20 Years Gone


 There's a funny thing about time...

20 years ago, my little brother was killed on a street in Baltimore, MD. 20 years. How the fuck has it been that long?

Time erodes memories of faces but the emotions you feel most intensely, the extreme feelings you experience? Those motherfuckers get seared into your brain in a way you never forget. 

If I took the time to do some research, I bet I'd learn that the whole never-forgetting-intense-feelings thing is a defensive mechanism developed over eons of evolution to help us remember negative feelings and avoid potentially painful situations. Or something like that. I dunno. I haven't seen it explained on a meme and if it's not on a meme, it's not really worth knowing, is it? Anyway, the faces have faded quite a bit but the shock, disbelief and helplessness are every bit as vivid in my memory as the very moment I first experienced them. 

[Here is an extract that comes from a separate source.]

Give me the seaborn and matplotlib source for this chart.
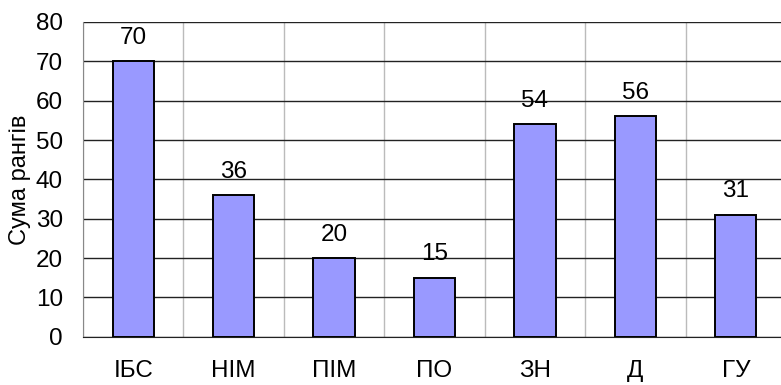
import numpy as np
import pandas as pd
import seaborn as sns
import matplotlib.pyplot as plt
from matplotlib.ticker import MultipleLocator

# chart data
categories = ['ІБС', 'НІМ', 'ПІМ', 'ПО', 'ЗН', 'Д', 'ГУ']
rank_sums = [70, 36, 20, 15, 54, 56, 31]
y_label = 'Сума рангів'

df = pd.DataFrame({'cat': categories, 'val': rank_sums})

sns.set_style('white')
plt.rcParams['font.family'] = ['Liberation Sans', 'DejaVu Sans']
plt.rcParams['text.color'] = 'black'
plt.rcParams['xtick.labelcolor'] = 'black'
plt.rcParams['ytick.labelcolor'] = 'black'
plt.rcParams['axes.labelcolor'] = 'black'

fig = plt.figure(figsize=(7.81, 3.85), dpi=100)
ax = fig.add_axes([83 / 781, 48.3 / 385, 703 / 781, 314.7 / 385])

sns.barplot(data=df, x='cat', y='val', color='#9999FF', saturation=1,
            edgecolor='black', linewidth=1.4, width=0.41, ax=ax, zorder=3)

ax.set_xlim(-0.5, len(categories) - 0.5)
ax.set_ylim(0, 80)
ax.yaxis.set_major_locator(MultipleLocator(10))

# horizontal grid (dark) and vertical grid between categories (light)
ax.grid(axis='y', color='#222222', linewidth=1.0, zorder=1)
ax.set_xticks(np.arange(len(categories)))
ax.set_xticklabels(categories)
ax.set_xticks(np.arange(len(categories) + 1) - 0.5, minor=True)
ax.grid(axis='x', which='minor', color='#bbbbbb', linewidth=1.0, zorder=1)
ax.tick_params(axis='x', which='major', length=0, pad=17, labelsize=17.5)
ax.tick_params(axis='x', which='minor', length=7, color='#888888', width=1)
ax.tick_params(axis='y', length=6, color='#555555', width=1, labelsize=17.5, pad=8.5)
for g in ax.get_ygridlines()[-1:]:
    g.set_visible(False)

for side in ['top', 'right']:
    ax.spines[side].set_visible(False)
ax.spines['left'].set_color('#888888')
ax.spines['bottom'].set_color('#222222')
ax.spines['left'].set_zorder(2)

for i, v in enumerate(rank_sums):
    ax.annotate(str(v), (i, v), xytext=(0, 9), textcoords='offset points',
                ha='center', va='bottom', fontsize=17.5)

ax.set_xlabel('')
ax.set_ylabel(y_label, fontsize=17, va='center')
ax.yaxis.set_label_coords((20 - 83) / 703, (336.7 - 180) / 314.7)

fig.savefig('out.png', dpi=100)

Something else I remember from that day is the conversation I had with my mom. It was short and went like this:

Me: Computing Solutions, this is Adam.

Mom: Adam, you have to come home.

(Something definitely didn't sound right.)

Me: What's going on?

Mom: Something's happened to Scott.

Me: What happened? Is he ok?

(brief pause)

Mom: He's dead.

The rest of that day blurs together. I know I made it home faster than I'd ever driven the three-plus hours between the University of Utah and home before. Short of that, I don't remember any details.

Time. It makes everything run together and fuzzes out the little specific details of your life. Even the important details. These days, I barely remember what my brother looks like anymore. But there's no fucking way I'll ever forget the feelings I went through that day and in the subsequent months.

Things I've learned...

In the years since he's been gone, I've learned a metric fuck-ton of shit. Some of it is important, some of it is just nice stuff to know. It's a major bum-out that I never got to talk to him about this shit, share my life lessons. I wish we could've shared new bands we discovered over the years or talk about movies. Hell, I'd trade all the days I have left in life for just one more chance to shoot the shit with him. 

But he's off wherever he is now doing whatever he's doing now. So I'll drop some highlights. Maybe he'll see these. 

  • You ignore the warning klaxons and red flags surround people you get to know at your own peril. Better to suffer the pain of excising them from your life than to let them damage you over and over over the whole course of your life.
  • If you don't exercise your ability to read film subtitles often, you'll lose that ability. Then, watching martial arts movies becomes a real bitch.
  • I am a sleepy drunk. Apparently.
  • There are few things as damaging as pretending to be something you're not to be part of a group that doesn't want anything to do with the real version of yourself.
  • Friendship is a two-way street and it's ok for you to discard relationships where it feels like you're the only one who's trying to keep it working.
  • You are not obligated to keep someone in your life that stresses you out or throws you out of balance even a little bit.
  • Three years old is the perfect age to introduce kids to Star Wars.
  • Cats are the greatest of antidepressants.
  • You can only control what you can control. Trying to control everything will just break your brain.
  • There are few things that you can't endure with the proper application of loud metal music and long drives through the country.
  • People who want you in their lives will make an effort to include you. They are the only people worth keeping around.

What sucks the most...

There so many things I wish my brother could have been here to see, experiences I wish he could've participated in. How much fun would it have been to go to concerts together? That would have been so fucking rad!!

I know he got to meet his oldest nephew but he missed out on his other nieces and nephews. He didn't get to see them grow up, start getting married and having kids of their own. He never got to meet his great-niece and nephew. They're such amazing little humans. He would've loved them.

And that's what sucks the most. Knowing that he should be here to see all this amazing shit and he can't be. Knowing that there have been so many opportunities to bond and form forever memories and we couldn't. Knowing that the only place he exists in any real way is in my memory.

Knowing that my brother is a slowly-eroding memory that may cease to exist, except for the feelings he inspired. That's what sucks the most.

But time doesn't stop for anyone and even though losing my brother did kind of freeze me emotionally and I stopped maturing. And the one thing I can do to honor his memory is live my best life. It's way past time for me to get started on that and I can't bear the thought of wasting another 20 years.

I miss you, Pookie. I hope you're doing amazing wherever you are and I hope we meet again someplace down the road.